Monday, November 02, 2009

One-cat-one-language




Our cat, Caline, is two years old now. As we celebrated her birthday we tried out some IQ tests to see how she was doing. The children set up a timed test.
‘Caline, here’s your dinner!’ (Cat runs across room and eats food one minute later)
Caline, vien manger ton dîner!’ (Cat runs across room and eats food two minutes later)
They decide she replies faster to English, probably because four of us always speak English to her. It seemed weird to speak my second language to an animal, and the children simply followed suit, even though she joined our household as a six-month-old kitten from a French family. The cat does have a role to play though. She is a shining example of the one cat-one language strategy, because now Marc, Nina and Gabriel all speak English to the cat. She meows in return and conversations can go on for quite some time. They even made up special songs for her.

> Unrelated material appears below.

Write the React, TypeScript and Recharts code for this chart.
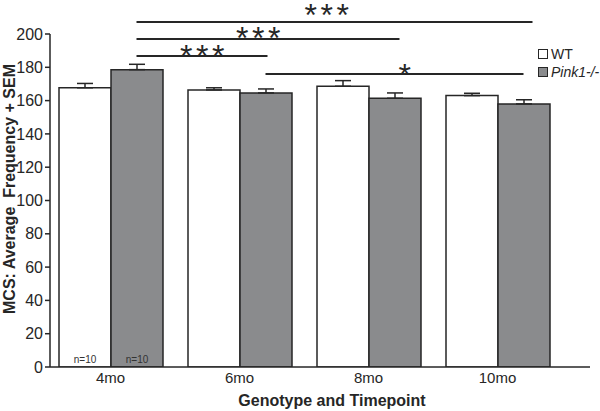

My French friend, Corinne, lives in Scotland and just adopted a kitten from a French family who were moving home. Her two children also follow the one-cat-one-language policy and only talk in French to the cat. Corinne is happy to hear them using more of her language and reports that the kitten loves the kids chatting to her. The OCOL approach may not be high level language use, being rather limited in subject matter (food, water, mice, birds, the weather), but at least it gives children a chance to use the minority language with a willing and purring listener.